[BEGIN EXTRACTED INFORMATION]
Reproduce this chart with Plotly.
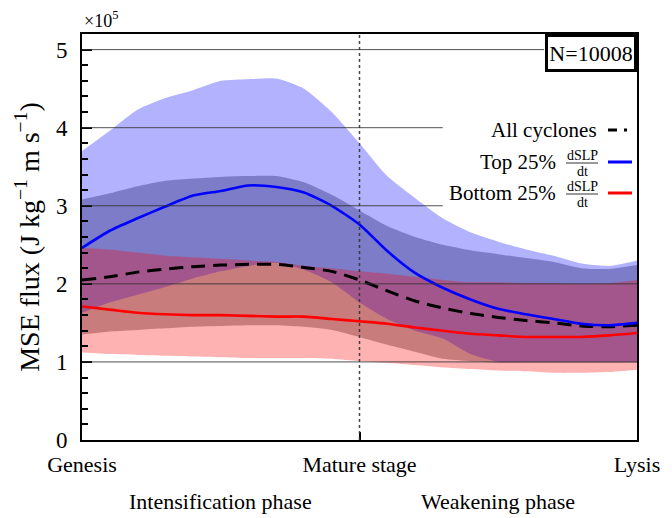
import plotly.graph_objects as go

# Normalised cyclone life cycle: 0 = genesis, 1 = mature stage, 2 = lysis
stage = [0.0, 0.1, 0.2, 0.3, 0.4, 0.5, 0.6, 0.7, 0.8, 0.9, 1.0,
         1.1, 1.2, 1.3, 1.4, 1.5, 1.6, 1.7, 1.8, 1.9, 2.0]

# MSE flux, units of 1e5 J kg-1 m s-1
all_mean = [2.05, 2.09, 2.15, 2.19, 2.22, 2.24, 2.25, 2.25, 2.21, 2.16, 2.05,
            1.91, 1.78, 1.69, 1.62, 1.57, 1.53, 1.50, 1.46, 1.45, 1.47]
all_low = [1.35, 1.39, 1.41, 1.43, 1.45, 1.46, 1.47, 1.47, 1.45, 1.41, 1.32,
           1.22, 1.13, 1.04, 1.01, 0.99, 0.99, 0.99, 0.99, 0.99, 0.99]
all_high = [3.08, 3.16, 3.25, 3.32, 3.35, 3.37, 3.38, 3.38, 3.30, 3.14, 2.94,
            2.74, 2.60, 2.50, 2.43, 2.38, 2.33, 2.28, 2.20, 2.19, 2.24]

top_mean = [2.46, 2.68, 2.84, 2.99, 3.13, 3.19, 3.26, 3.24, 3.17, 3.00, 2.76,
            2.42, 2.14, 1.95, 1.80, 1.68, 1.61, 1.55, 1.49, 1.47, 1.50]
top_low = [1.63, 1.76, 1.86, 1.96, 2.07, 2.16, 2.23, 2.27, 2.18, 2.02, 1.76,
           1.55, 1.40, 1.30, 1.10, 1.00, 1.00, 1.00, 1.00, 1.00, 1.00]
top_high = [3.70, 3.96, 4.23, 4.38, 4.48, 4.60, 4.62, 4.63, 4.50, 4.20, 3.80,
            3.38, 3.10, 2.84, 2.66, 2.54, 2.44, 2.36, 2.26, 2.23, 2.30]

bot_mean = [1.71, 1.67, 1.63, 1.61, 1.60, 1.60, 1.59, 1.58, 1.58, 1.55, 1.52,
            1.49, 1.44, 1.40, 1.36, 1.34, 1.32, 1.32, 1.32, 1.34, 1.37]
bot_low = [1.12, 1.10, 1.09, 1.08, 1.07, 1.06, 1.05, 1.05, 1.05, 1.04, 1.01,
           0.99, 0.96, 0.93, 0.91, 0.89, 0.88, 0.86, 0.86, 0.87, 0.90]
bot_high = [2.46, 2.44, 2.40, 2.36, 2.34, 2.32, 2.30, 2.28, 2.23, 2.20, 2.16,
            2.13, 2.09, 2.05, 2.02, 2.02, 2.01, 2.01, 2.00, 2.01, 2.05]

stage_ticks = [0, 1, 2]
stage_labels = ["Genesis", "Mature stage", "Lysis"]
phase_pos = [0.5, 1.5]
phase_labels = ["Intensification phase", "Weakening phase"]

FONT = "Liberation Serif"
SMOOTH = dict(shape="spline", smoothing=0.6)

fig = go.Figure()


def band(low, high, color):
    fig.add_trace(go.Scatter(x=stage, y=low, mode="lines", line=dict(width=0, **SMOOTH),
                             hoverinfo="skip", showlegend=False))
    fig.add_trace(go.Scatter(x=stage, y=high, mode="lines", line=dict(width=0, **SMOOTH),
                             fill="tonexty", fillcolor=color,
                             hoverinfo="skip", showlegend=False))


band(all_low, all_high, "rgba(0,0,0,0.30)")
band(top_low, top_high, "rgba(0,0,255,0.30)")
band(bot_low, bot_high, "rgba(255,0,0,0.30)")

fig.add_trace(go.Scatter(x=stage, y=all_mean, mode="lines", showlegend=False,
                         line=dict(color="black", width=3, dash="14px,8px", **SMOOTH)))
fig.add_trace(go.Scatter(x=stage, y=top_mean, mode="lines", showlegend=False,
                         line=dict(color="#0000ff", width=2.6, **SMOOTH)))
fig.add_trace(go.Scatter(x=stage, y=bot_mean, mode="lines", showlegend=False,
                         line=dict(color="#ff0000", width=2.6, **SMOOTH)))

shapes = []
# horizontal grid drawn over the bands, stopping short of the boxes on the right
grid = [(5, 1.665), (4, 1.30), (3, 1.30), (2, 2.0), (1, 2.0)]
for gy, gx1 in grid:
    shapes.append(dict(type="line", xref="x", yref="y", x0=0, x1=gx1, y0=gy, y1=gy,
                       line=dict(color="rgba(50,50,50,0.85)", width=1), layer="above"))
# mature-stage marker
shapes.append(dict(type="line", xref="x", yref="paper", x0=1, x1=1, y0=0, y1=1,
                   line=dict(color="rgba(50,50,50,0.9)", width=1.5, dash="dot"),
                   layer="above"))


# hand-built legend (labels left of the line samples)
def px_x(p):
    return (p - 82) / 555.0


def px_y(p):
    return (440 - p) / 406.0


annotations = []
legend_rows = [
    ("All cyclones", 130, False, dict(color="black", width=3, dash="9px,7px,3px,20px")),
    ("Top 25%", 162, True, dict(color="#0000ff", width=3)),
    ("Bottom 25%", 193, True, dict(color="#ff0000", width=3)),
]
for label, ypx, frac, ln in legend_rows:
    right = 558 if frac else 599
    annotations.append(dict(text=label, xref="paper", yref="paper",
                            x=px_x(right), y=px_y(ypx), xanchor="right", yanchor="middle",
                            showarrow=False, font=dict(family=FONT, size=21, color="black")))
    if frac:
        annotations.append(dict(text="dSLP", xref="paper", yref="paper",
                                x=px_x(582), y=px_y(ypx - 7), xanchor="center", yanchor="middle",
                                showarrow=False, font=dict(family=FONT, size=14, color="black")))
        annotations.append(dict(text="dt", xref="paper", yref="paper",
                                x=px_x(582), y=px_y(ypx + 9), xanchor="center", yanchor="middle",
                                showarrow=False, font=dict(family=FONT, size=14, color="black")))
        shapes.append(dict(type="line", xref="paper", yref="paper",
                           x0=px_x(566), x1=px_x(598), y0=px_y(ypx + 1), y1=px_y(ypx + 1),
                           line=dict(color="black", width=0.8), layer="above"))
    shapes.append(dict(type="line", xref="paper", yref="paper",
                       x0=px_x(608), x1=px_x(632), y0=px_y(ypx), y1=px_y(ypx),
                       line=ln, layer="above"))

annotations.append(dict(text="N=10008", xref="paper", yref="paper", x=1, y=1,
                        xanchor="right", yanchor="top", showarrow=False,
                        font=dict(family=FONT, size=22, color="black"),
                        bgcolor="white", bordercolor="black", borderwidth=3,
                        borderpad=2, width=82, height=28))
annotations.append(dict(text="×10<sup>5</sup>", xref="paper", yref="paper",
                        x=0, y=px_y(19), xanchor="left", yanchor="middle", showarrow=False,
                        font=dict(family=FONT, size=18, color="black")))
for xp, lab in zip(phase_pos, phase_labels):
    annotations.append(dict(text=lab, xref="x", yref="paper", x=xp, y=px_y(501),
                            xanchor="center", yanchor="middle", showarrow=False,
                            font=dict(family=FONT, size=22, color="black")))

fig.update_layout(
    width=672, height=518,
    margin=dict(l=82, r=35, t=34, b=78),
    paper_bgcolor="white", plot_bgcolor="white",
    font=dict(family=FONT, color="black"),
    shapes=shapes, annotations=annotations,
    showlegend=False,
    xaxis=dict(range=[0, 2], tickvals=stage_ticks, ticktext=stage_labels,
               ticks="inside", ticklen=8, tickwidth=2, tickcolor="black",
               showgrid=False, zeroline=False, showline=True, linecolor="black",
               linewidth=2, mirror=True, ticklabelstandoff=4,
               tickfont=dict(family=FONT, size=22, color="black")),
    yaxis=dict(range=[0, 5.2], tickvals=[0, 1, 2, 3, 4, 5],
               ticks="inside", ticklen=10, tickwidth=2, tickcolor="black",
               minor=dict(ticks="inside", ticklen=6, tickwidth=2, tickcolor="black",
                          dtick=0.2, showgrid=False),
               showgrid=False, zeroline=False, showline=True, linecolor="black",
               linewidth=2, mirror=True, ticklabelstandoff=8,
               tickfont=dict(family=FONT, size=23, color="black"),
               title=dict(text="MSE flux (J kg<sup>−1</sup> m s<sup>−1</sup>)",
                          font=dict(family=FONT, size=28, color="black"), standoff=8)),
)

fig.write_html("out.html")
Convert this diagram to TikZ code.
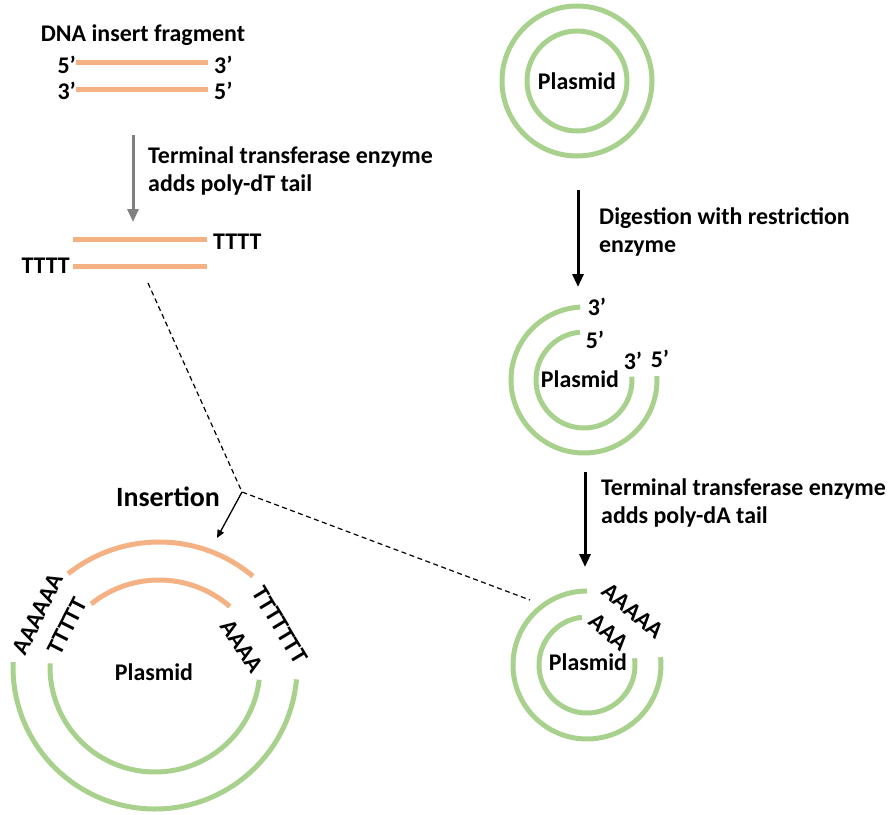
\documentclass[tikz,border=0pt]{standalone}
\usepackage{fontspec}
\setmainfont{Carlito}
\usetikzlibrary{arrows.meta}
\definecolor{dnaorange}{RGB}{244,177,131}
\definecolor{plgreen}{RGB}{169,209,142}
\definecolor{arrgray}{RGB}{128,128,128}

\begin{document}
\begin{tikzpicture}[
        x=1bp, y=1bp,
        lbl/.style={font=\fontsize{24}{28}\selectfont\bfseries, inner sep=0pt},
        txt/.style={lbl, align=left, anchor=west},
        strand/.style={dnaorange, line width=5bp},
        ring/.style={plgreen, line width=5bp},
        arrow/.style={-{Triangle[length=13bp,width=11bp]}, line width=3bp},
        link/.style={dash pattern=on 5bp off 3.5bp, line width=1.2bp}
    ]
        \useasboundingbox (0,0) rectangle (893,-815);

        % DNA insert fragment
        \node[lbl] (title) at (143,-35) {DNA insert fragment};
        \node[lbl, anchor=east] (e1l) at (76,-65) {5’};
        \node[lbl, anchor=west] (e1r) at (214,-65) {3’};
        \node[lbl, anchor=east] (e2l) at (76,-91) {3’};
        \node[lbl, anchor=west] (e2r) at (214,-91) {5’};
        \draw[strand] (76,-63) -- (208,-63);
        \draw[strand] (76,-89) -- (208,-89);

        % poly-dT tailing
        \coordinate (g1) at (133,-135);
        \coordinate (g2) at (133,-222);
        \draw[arrow, arrgray] (g1) -- (g2);
        \node[txt] (dTstep) at (148,-171) {Terminal transferase enzyme\\adds poly-dT tail};

        \draw[strand] (73,-239) -- (207,-239);
        \draw[strand] (73,-266) -- (207,-266);
        \node[lbl, anchor=west] (t1) at (213,-242) {TTTT};
        \node[lbl, anchor=east] (t2) at (70,-266) {TTTT};

        % intact plasmid
        \coordinate (p1) at (577,-81);
        \draw[ring] (p1) circle[radius=75];
        \draw[ring] (p1) circle[radius=50];
        \node[lbl] (pl1) at (p1) {Plasmid};

        \coordinate (b1) at (578,-190);
        \coordinate (b2) at (578,-287);
        \draw[arrow] (b1) -- (b2);
        \node[txt] (digest) at (599,-232) {Digestion with restriction\\enzyme};

        % cut plasmid
        \coordinate (p2) at (584,-380);
        \draw[ring] (p2) ++(93:73) arc[start angle=93, end angle=363, radius=73];
        \draw[ring] (p2) ++(95:48) arc[start angle=95, end angle=364, radius=48];
        \node[lbl] (pl2) at (580,-379) {Plasmid};
        \node[lbl] (c1) at (597,-307) {3’};
        \node[lbl] (c2) at (595,-340) {5’};
        \node[lbl] (c3) at (633,-361) {3’};
        \node[lbl] (c4) at (660,-359) {5’};

        \coordinate (b3) at (585,-472);
        \coordinate (b4) at (585,-567);
        \draw[arrow] (b3) -- (b4);
        \node[txt] (dAstep) at (601,-503) {Terminal transferase enzyme\\adds poly-dA tail};

        % poly-dA tailed plasmid
        \coordinate (p3) at (587,-665);
        \draw[ring] (p3) ++(90:74) arc[start angle=90, end angle=366, radius=74];
        \draw[ring] (p3) ++(96:48) arc[start angle=96, end angle=368, radius=48];
        \node[lbl] (pl3) at (588,-662) {Plasmid};
        \node[lbl, rotate=-40] (a1) at (633,-611) {AAAAA};
        \node[lbl, rotate=-41] (a2) at (609,-632) {AAA};

        % recombinant plasmid
        \coordinate (p4) at (155,-667);
        \coordinate (p5) at (159,-688);
        \draw[ring] (p4) ++(178:142) arc[start angle=178, end angle=355, radius=142];
        \draw[ring] (p4) ++(178:105) arc[start angle=178, end angle=353, radius=105];
        \draw[strand] (p5) ++(128.5:146) arc[start angle=128.5, end angle=50, radius=146];
        \draw[strand] (p5) ++(129:108) arc[start angle=129, end angle=49, radius=108];
        \node[lbl] (pl4) at (154,-672) {Plasmid};
        \node[lbl, rotate=64] (r1) at (38,-614) {AAAAAA};
        \node[lbl, rotate=63] (r2) at (67,-626) {TTTTT};
        \node[lbl, rotate=-56] (r3) at (242,-646) {AAAA};
        \node[lbl, rotate=-59] (r4) at (280,-625) {TTTTTTT};

        % insertion links
        \coordinate (d1) at (148,-283);
        \coordinate (j) at (242,-492);
        \coordinate (d2) at (530,-600);
        \coordinate (ins) at (217,-538);
        \draw[link] (d1) -- (j) -- (d2);
        \draw[-{Triangle[length=8bp,width=7bp]}, line width=1.3bp] (j) -- (ins);
        \node[lbl, font=\fontsize{28}{32}\selectfont\bfseries] (insert) at (168,-497) {Insertion};

    \end{tikzpicture}
\end{document}
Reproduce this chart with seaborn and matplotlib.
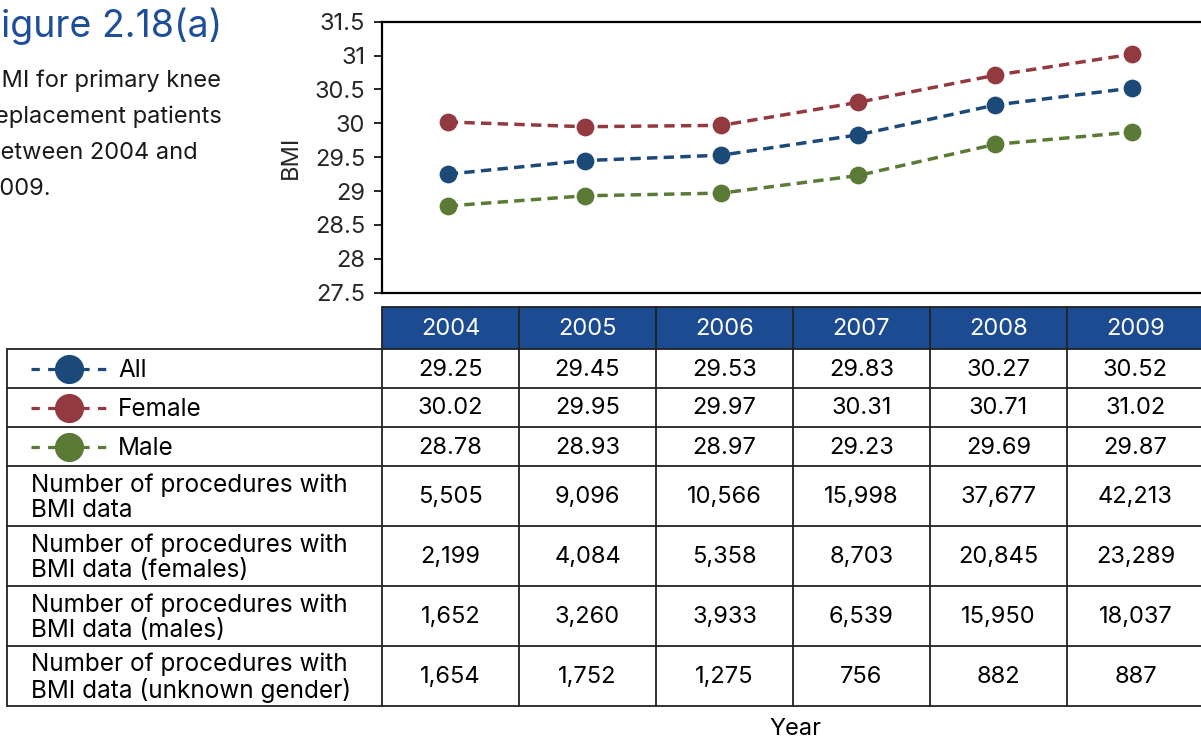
import matplotlib
matplotlib.use("Agg")
import matplotlib.pyplot as plt
from matplotlib.lines import Line2D
from matplotlib.patches import Rectangle
import seaborn as sns
import pandas as pd

# ---- data -------------------------------------------------------------
years = [2004, 2005, 2006, 2007, 2008, 2009]
bmi_all = [29.25, 29.45, 29.53, 29.83, 30.27, 30.52]
bmi_female = [30.02, 29.95, 29.97, 30.31, 30.71, 31.02]
bmi_male = [28.78, 28.93, 28.97, 29.23, 29.69, 29.87]
series_names = ["All", "Female", "Male"]

n_all = [5505, 9096, 10566, 15998, 37677, 42213]
n_female = [2199, 4084, 5358, 8703, 20845, 23289]
n_male = [1652, 3260, 3933, 6539, 15950, 18037]
n_unknown = [1654, 1752, 1275, 756, 882, 887]
count_labels = [
    "Number of procedures with\nBMI data",
    "Number of procedures with\nBMI data (females)",
    "Number of procedures with\nBMI data (males)",
    "Number of procedures with\nBMI data (unknown gender)",
]
y_ticks = [27.5, 28, 28.5, 29, 29.5, 30, 30.5, 31, 31.5]
title_text = "Figure 2.18(a)"
caption = ["BMI for primary knee", "replacement patients",
           "between 2004 and", "2009."]

colors = {"All": "#1c4a78", "Female": "#933a40", "Male": "#5a7a36"}
header_color = "#1c4b91"

# ---- figure setup -----------------------------------------------------
sns.set_theme(style="white")
FONT = ["Inter", "Liberation Sans", "DejaVu Sans"]
plt.rcParams["font.family"] = FONT

W, H = 1201, 742
fig = plt.figure(figsize=(W / 100, H / 100), dpi=100)
renderer = fig.canvas.get_renderer()


def fx(x):
    return x / W


def fy(y):
    return 1 - y / H


def text_width(s, size):
    t = fig.text(0, 0, s, fontsize=size)
    w = t.get_window_extent(renderer).width
    t.remove()
    return w


TAB_FS = 17
ROWLAB_FS = 17.5
TICK_FS = 17
CAP_FS = 17
TITLE_FS = 27

# plot area in pixel coordinates
ax_l, ax_r, ax_t, ax_b = 382, 1204, 21.7, 292.7
ax = fig.add_axes([fx(ax_l), fy(ax_b), fx(ax_r) - fx(ax_l), fy(ax_t) - fy(ax_b)])

df = pd.DataFrame({
    "Year": years * 3,
    "BMI": bmi_all + bmi_female + bmi_male,
    "Series": sum([[s] * len(years) for s in series_names], []),
})

sns.lineplot(
    data=df, x="Year", y="BMI", hue="Series", style="Series",
    palette=colors, markers={s: "o" for s in series_names},
    dashes={s: (3.0, 1.8) for s in series_names},
    markersize=12.8, markeredgewidth=0, linewidth=2.5,
    legend=False, ax=ax,
)

ax.set_xlim(2003.52, 2009.526)
ax.set_ylim(27.5, 31.5)
ax.set_yticks(y_ticks)
ax.set_yticklabels([f"{t:g}" for t in y_ticks], fontsize=TICK_FS)
ax.set_xticks([])
ax.set_xlabel("")
ax.set_ylabel("BMI", fontsize=TAB_FS, labelpad=9)
ax.tick_params(axis="y", direction="out", length=6, width=1.2, color="black",
               left=True, pad=6)
for side in ["top", "left", "bottom"]:
    ax.spines[side].set_visible(True)
    ax.spines[side].set_color("black")
    ax.spines[side].set_linewidth(1.6)
ax.spines["right"].set_visible(False)

# ---- title and caption (left-aligned block partly beyond the left edge) --
title_x = 1 - text_width("F", TITLE_FS)
fig.text(fx(title_x), fy(37), title_text, fontsize=TITLE_FS, color="#1f4e99",
         ha="left", va="baseline")
cap_x = -text_width("2", CAP_FS)
for i, line in enumerate(caption):
    fig.text(fx(cap_x), fy(87 + 36 * i), line, fontsize=CAP_FS,
             color="#1a1a1a", ha="left", va="baseline")

# ---- data table -------------------------------------------------------
col_w = (ax_r - ax_l) / len(years)
lab_l = 7
head_t, head_b = 307, 349
row_edges = [349, 388, 427, 466, 526, 586, 646, 706]
lw_tab = 1.3


def hline(x0, x1, y, lw=lw_tab):
    fig.add_artist(Line2D([fx(x0), fx(x1)], [fy(y), fy(y)], color="#222222",
                          lw=lw, transform=fig.transFigure))


def vline(x, y0, y1, lw=lw_tab):
    fig.add_artist(Line2D([fx(x), fx(x)], [fy(y0), fy(y1)], color="#222222",
                          lw=lw, transform=fig.transFigure))


# header row
fig.add_artist(Rectangle((fx(ax_l), fy(head_b)), fx(ax_r) - fx(ax_l),
                         fy(head_t) - fy(head_b), facecolor=header_color,
                         edgecolor="none", transform=fig.transFigure))
for i, yr in enumerate(years):
    cx = ax_l + (i + 0.5) * col_w
    fig.text(fx(cx), fy((head_t + head_b) / 2 + 1), str(yr), color="white",
             fontsize=TAB_FS, ha="center", va="center")
hline(ax_l, ax_r, head_t)
for i in range(len(years) + 1):
    vline(ax_l + i * col_w, head_t, row_edges[-1])

# body grid
for y in row_edges:
    hline(lab_l, ax_r, y)
vline(lab_l, row_edges[0], row_edges[-1])

bmi_rows = [bmi_all, bmi_female, bmi_male]
count_rows = [n_all, n_female, n_male, n_unknown]

for r in range(len(row_edges) - 1):
    cy = (row_edges[r] + row_edges[r + 1]) / 2 + 1
    if r < 3:
        vals = [f"{v:.2f}" for v in bmi_rows[r]]
        name = series_names[r]
        c = colors[name]
        fig.add_artist(Line2D([fx(31), fx(107)], [fy(cy - 1), fy(cy - 1)],
                              color=c, lw=2.3, dashes=(2.6, 2.6),
                              transform=fig.transFigure))
        fig.add_artist(Line2D([fx(69)], [fy(cy - 1)], color=c, marker="o",
                              markersize=21, markeredgewidth=0, lw=0,
                              transform=fig.transFigure))
        fig.text(fx(118), fy(cy + 1), name, fontsize=ROWLAB_FS, ha="left",
                 va="center", color="black")
    else:
        vals = [f"{v:,}" for v in count_rows[r - 3]]
        fig.text(fx(31), fy(cy + 1), count_labels[r - 3], fontsize=ROWLAB_FS,
                 ha="left", va="center", linespacing=1.12, color="black")
    for i, v in enumerate(vals):
        cx = ax_l + (i + 0.5) * col_w
        fig.text(fx(cx), fy(cy), v, fontsize=TAB_FS, ha="center", va="center",
                 color="black")

fig.text(fx(795), fy(729), "Year", fontsize=TAB_FS, ha="center", va="center",
         color="black")

fig.savefig("out.png", dpi=100)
[END EXTRACTED INFORMATION]
▶ **EXERCISE**:
Go to the line that contains "Convert this diagram to TikZ code." and copy from there down to the line that contains "anchor=east] (t2) at", with both lines included. Pass over the pictures.

▶ **OUTPUT OF THE TASK**:
Convert this diagram to TikZ code.
\documentclass[tikz,border=0pt]{standalone}
\usepackage{fontspec}
\setmainfont{Carlito}
\usetikzlibrary{arrows.meta}
\definecolor{dnaorange}{RGB}{244,177,131}
\definecolor{plgreen}{RGB}{169,209,142}
\definecolor{arrgray}{RGB}{128,128,128}

\begin{document}
\begin{tikzpicture}[
        x=1bp, y=1bp,
        lbl/.style={font=\fontsize{24}{28}\selectfont\bfseries, inner sep=0pt},
        txt/.style={lbl, align=left, anchor=west},
        strand/.style={dnaorange, line width=5bp},
        ring/.style={plgreen, line width=5bp},
        arrow/.style={-{Triangle[length=13bp,width=11bp]}, line width=3bp},
        link/.style={dash pattern=on 5bp off 3.5bp, line width=1.2bp}
    ]
        \useasboundingbox (0,0) rectangle (893,-815);

        % DNA insert fragment
        \node[lbl] (title) at (143,-35) {DNA insert fragment};
        \node[lbl, anchor=east] (e1l) at (76,-65) {5’};
        \node[lbl, anchor=west] (e1r) at (214,-65) {3’};
        \node[lbl, anchor=east] (e2l) at (76,-91) {3’};
        \node[lbl, anchor=west] (e2r) at (214,-91) {5’};
        \draw[strand] (76,-63) -- (208,-63);
        \draw[strand] (76,-89) -- (208,-89);

        % poly-dT tailing
        \coordinate (g1) at (133,-135);
        \coordinate (g2) at (133,-222);
        \draw[arrow, arrgray] (g1) -- (g2);
        \node[txt] (dTstep) at (148,-171) {Terminal transferase enzyme\\adds poly-dT tail};

        \draw[strand] (73,-239) -- (207,-239);
        \draw[strand] (73,-266) -- (207,-266);
        \node[lbl, anchor=west] (t1) at (213,-242) {TTTT};
        \node[lbl, anchor=east] (t2) at (70,-266) {TTTT};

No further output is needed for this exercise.